Session T06: "Seismic Fault Zone Rocks"

Exhumed faults provide important opportunities for extracting information on earthquake and fault mechanics (e.g., rupture geometries, operating stress field, earthquake energy budgets, etc.) by means of field studies, complementary to drilling projects of active faults, rock deformation experiments and seismology. Not all exhumed faults were necessarily seismic during their activity, and at present only tectonic pseudotachylytes (solidified friction-induced melts produced during seismic slip) are unambiguously recognized as the signature of ancient earthquakes in exhumed faults. However, the occurrence of pseudotachylytes is not as widespread as seismic activity in the Earth crust is. It follows that the interpretation of most fault zone assemblages (cataclasites, fault gouges, pulverized rocks, etc.) remains enigmatic. Which fault zone rocks other than pseudotachylytes have been produced during earthquakes? We welcome field, theoretical and experimental contributions focused on two broad problems: (i) discriminating fault zone rocks produced during earthquakes. What are the microstructural, chemical, physical, and mineralogical features that can help discriminate rocks produced during seismic vs. aseismic slip? (ii) The problem of learning about earthquake mechanics from seismic fault zone rocks. For example, how do rocks record the stress and heat pulses typical of earthquakes?
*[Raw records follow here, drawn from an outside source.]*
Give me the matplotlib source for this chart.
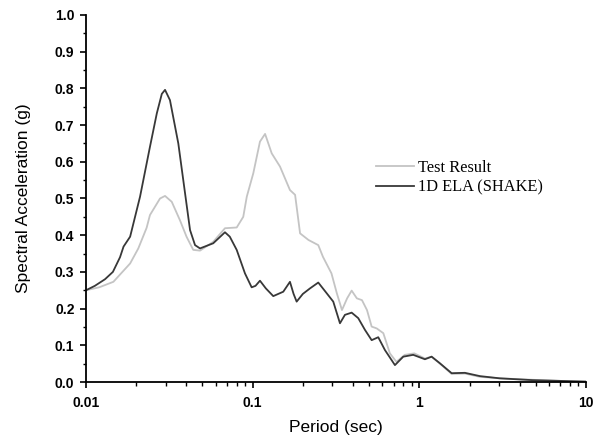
import matplotlib
matplotlib.use('Agg')
import matplotlib.pyplot as plt
import matplotlib.ticker as ticker
import numpy as np

# spectral acceleration (period in sec, SA in g)
test_period = [0.0100, 0.0120, 0.0146, 0.0184, 0.0206, 0.0231, 0.0242, 0.0278,
               0.0298, 0.0327, 0.0366, 0.0401, 0.0440, 0.0483, 0.0580, 0.0682,
               0.0802, 0.0878, 0.0922, 0.1009, 0.1106, 0.1187, 0.1301, 0.1459,
               0.1674, 0.1797, 0.1925, 0.2162, 0.2475, 0.2641, 0.2970, 0.3198,
               0.3434, 0.3688, 0.3926, 0.4218, 0.4528, 0.4852, 0.5175, 0.5551,
               0.6081, 0.6658, 0.7286, 0.818, 0.934, 1.080, 1.185, 1.329,
               1.562, 1.877, 2.31, 3.04, 4.80, 7.00, 10.0]
test_sa = [0.250, 0.258, 0.273, 0.323, 0.364, 0.420, 0.455, 0.500,
           0.507, 0.491, 0.441, 0.396, 0.360, 0.358, 0.382, 0.419,
           0.421, 0.450, 0.505, 0.569, 0.655, 0.676, 0.623, 0.587,
           0.523, 0.510, 0.405, 0.387, 0.373, 0.341, 0.296, 0.242,
           0.196, 0.228, 0.249, 0.228, 0.223, 0.196, 0.151, 0.146,
           0.133, 0.078, 0.055, 0.074, 0.078, 0.064, 0.069, 0.050,
           0.022, 0.023, 0.014, 0.010, 0.006, 0.003, 0.001]

shake_period = [0.0100, 0.0113, 0.0130, 0.0145, 0.0160, 0.0168, 0.0184, 0.0211,
                0.0242, 0.0266, 0.0285, 0.0298, 0.0319, 0.0358, 0.0393, 0.0421,
                0.0451, 0.0483, 0.0580, 0.0682, 0.0729, 0.0802, 0.0899, 0.0986,
                0.1040, 0.1106, 0.1200, 0.1329, 0.1526, 0.1674, 0.1760, 0.1836,
                0.2000, 0.2207, 0.2475, 0.2779, 0.3045, 0.3340, 0.3578, 0.3926,
                0.4300, 0.4718, 0.5175, 0.5669, 0.6218, 0.7139, 0.8006, 0.919,
                1.080, 1.185, 1.329, 1.562, 1.877, 2.31, 3.04, 4.80, 7.00, 10.0]
shake_sa = [0.250, 0.262, 0.280, 0.300, 0.340, 0.369, 0.396, 0.505,
            0.641, 0.732, 0.785, 0.796, 0.768, 0.650, 0.514, 0.414,
            0.373, 0.364, 0.378, 0.408, 0.396, 0.360, 0.296, 0.258,
            0.262, 0.276, 0.255, 0.234, 0.246, 0.273, 0.240, 0.219,
            0.240, 0.255, 0.271, 0.242, 0.219, 0.160, 0.183, 0.189,
            0.174, 0.142, 0.114, 0.122, 0.087, 0.046, 0.069, 0.074,
            0.062, 0.069, 0.051, 0.024, 0.025, 0.016, 0.010, 0.005, 0.003, 0.001]

plt.rcParams['font.family'] = ['Liberation Sans', 'DejaVu Sans']

fig = plt.figure(figsize=(6.01, 4.41), dpi=100)
ax = fig.add_axes([86 / 601, 59 / 441, 500 / 601, 367 / 441])

ax.plot(test_period, test_sa, color='#c4c4c4', lw=1.3, label='Test Result')
ax.plot(shake_period, shake_sa, color='#383838', lw=1.3, label='1D ELA (SHAKE)')

ax.set_xscale('log')
ax.set_xlim(0.01, 10)
ax.set_ylim(0, 1.0)

ax.xaxis.set_major_locator(ticker.FixedLocator([0.01, 0.1, 1, 10]))
ax.xaxis.set_major_formatter(ticker.FixedFormatter(['0.01', '0.1', '1', '10']))
ax.xaxis.set_minor_locator(ticker.LogLocator(base=10, subs=np.arange(2, 10)))
ax.xaxis.set_minor_formatter(ticker.NullFormatter())
ax.yaxis.set_major_locator(ticker.MultipleLocator(0.1))
ax.yaxis.set_minor_locator(ticker.MultipleLocator(0.05))
ax.yaxis.set_major_formatter(ticker.FormatStrFormatter('%.1f'))

for s in ['top', 'right']:
    ax.spines[s].set_visible(False)
for s in ['left', 'bottom']:
    ax.spines[s].set_linewidth(1.3)

ax.tick_params(which='major', direction='out', length=4.3, width=1.2, labelsize=10, pad=4)
ax.tick_params(which='minor', direction='out', length=2.4, width=1.0)
ax.tick_params(axis='x', which='minor', length=3)
ax.tick_params(axis='x', which='major', pad=6)
for lab in ax.get_xticklabels() + ax.get_yticklabels():
    lab.set_fontweight('bold')

ax.set_xlabel('Period (sec)', fontsize=12.5, labelpad=7)
ax.set_ylabel('Spectral Acceleration (g)', fontsize=12.5, labelpad=17)

ax.legend(frameon=False, loc='upper left', bbox_to_anchor=(376 / 601, 1 - 160 / 441),
          bbox_transform=fig.transFigure, borderpad=0, borderaxespad=0,
          handlelength=2.3, handletextpad=0.25, labelspacing=0.22,
          prop={'family': 'Liberation Serif', 'size': 11.8})

fig.savefig('out.png', dpi=100)
plt.close()
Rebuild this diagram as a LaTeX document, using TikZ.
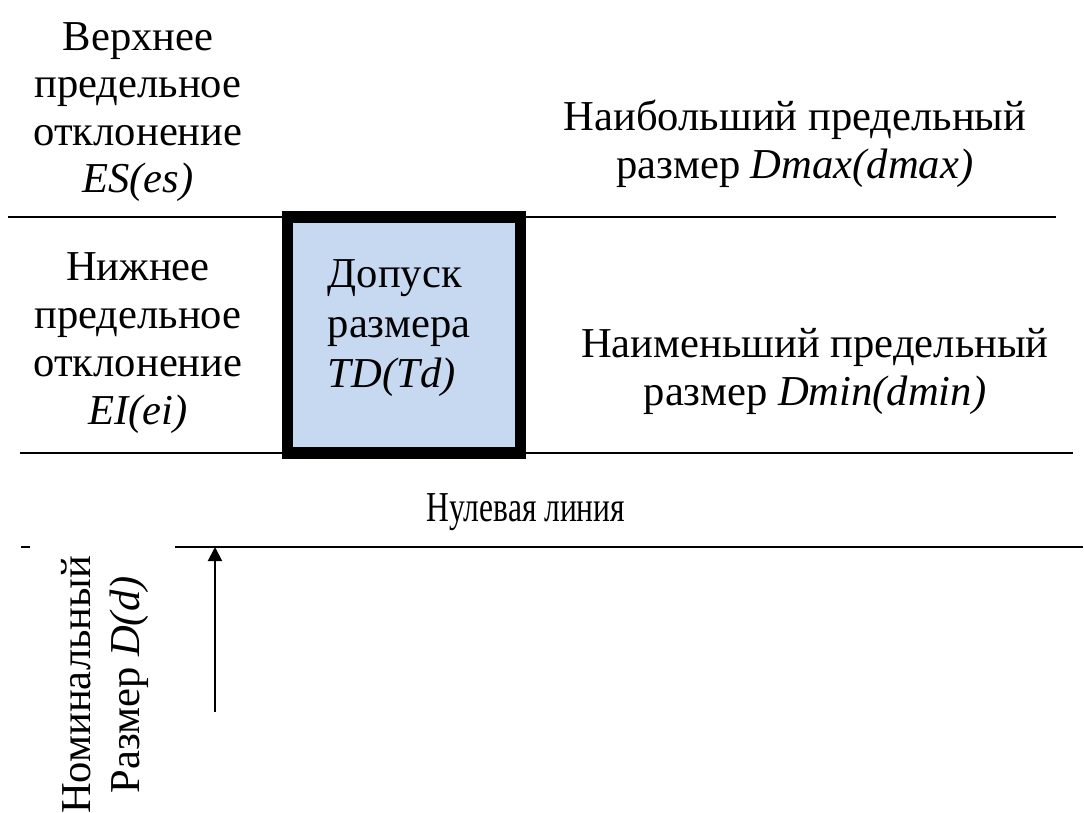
\documentclass[tikz,border=0pt]{standalone}
\usepackage{fontspec}
\setmainfont{Liberation Serif}
\usetikzlibrary{arrows.meta}
\definecolor{tolblue}{RGB}{198,217,241}
\begin{document}
\begin{tikzpicture}[x=0.5pt,y=-0.5pt,
  txt/.style={inner sep=0pt, font=\fontsize{21.3}{23.8}\selectfont, align=center},
  rule/.style={line width=1pt, draw=black},
  tolbox/.style={draw=black, fill=tolblue, line width=5.75pt, minimum width=116.5pt, minimum height=118pt, inner sep=0pt},
  tip/.style={-{Triangle[width=7pt,length=7pt]}}
]
\useasboundingbox (0,0) rectangle (1084,813);
% horizontal lines
\coordinate (l1a) at (8,217);   \coordinate (l1b) at (1056,217);
\coordinate (l2a) at (20,453);  \coordinate (l2b) at (1073,453);
\coordinate (l0a) at (175,547); \coordinate (l0b) at (1083,547);
\coordinate (d0a) at (21,547);  \coordinate (d0b) at (30,547);
\draw[rule] (l1a) -- (l1b);
\draw[rule] (l2a) -- (l2b);
\draw[rule] (l0a) -- (l0b);
\draw[rule] (d0a) -- (d0b);
% tolerance box
\node[tolbox] (box) at (404,335) {};
\node[txt, align=left, font=\fontsize{21.3}{24.8}\selectfont] (tol) at (399,328) {Допуск\\размера\\\textit{TD(Td)}};
% left texts
\node[txt] (es) at (138,112) {Верхнее\\предельное\\отклонение\\\textit{ES(es)}};
\node[txt, font=\fontsize{21.3}{24.1}\selectfont] (ei) at (138,343) {Нижнее\\предельное\\отклонение\\\textit{EI(ei)}};
% right texts
\node[txt, font=\fontsize{21.3}{24}\selectfont] (dmax) at (795,144) {Наибольший предельный\\размер \textit{Dmax(dmax)}};
\node[txt, font=\fontsize{21.3}{24}\selectfont] (dmin) at (815,371) {Наименьший предельный\\размер \textit{Dmin(dmin)}};
% zero line label
\node[txt, anchor=base] (zero) at (526,522) {\scalebox{0.74}[1]{Нулевая линия}};
% nominal size
\node[txt, rotate=90, font=\fontsize{21.3}{24.5}\selectfont] (nom) at (105,685) {Номинальный\\Размер \textit{D(d)}};
\coordinate (arrS) at (215,712);
\coordinate (arrE) at (215,547);
\draw[rule, tip] (arrS) -- (arrE);
\end{tikzpicture}
\end{document}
Conveners: Giulio Di Toro, Yehuda Ben-Zion, Karen Mair, Chris Marone
Invited speakers: Stefan Nielsen, Tom Rockwell, Steve Hickman, Takehiro Hirose

Session S16: "Crust and Upper Mantle Structural Models beneath the Central and Eastern US"

The 1811-1812 New Madrid series of earthquakes occurred in a relatively unpopulated region of the central United States between Memphis and St. Louis and were felt over most of the central and eastern United States and some parts of Canada, a felt area nearly 20 times larger than the area impacted by the similarly sized 1906 San Francisco earthquake. A better understanding of the temporal and spatial distribution of shaking and damage from St. Louis to Memphis that accompanied the great 1811-1812 earthquakes and other historic events, will reduce uncertainty about potential damage from similar earthquakes as well as provide the public with a provocative view of the potential impact of a recurrence of these events. In order to perform realistic computer simulations of such earthquakes and assess seismic hazard, updated comprehensive and detailed structural models are needed for the region. This session seeks contributions that constrain the lithologic, tectonic, geophysical and geotechnical structure of the Central United States lithosphere. Contributions that address solutions to complications arising from attempts to image within and beneath thick sedimentary basins are particularly encouraged.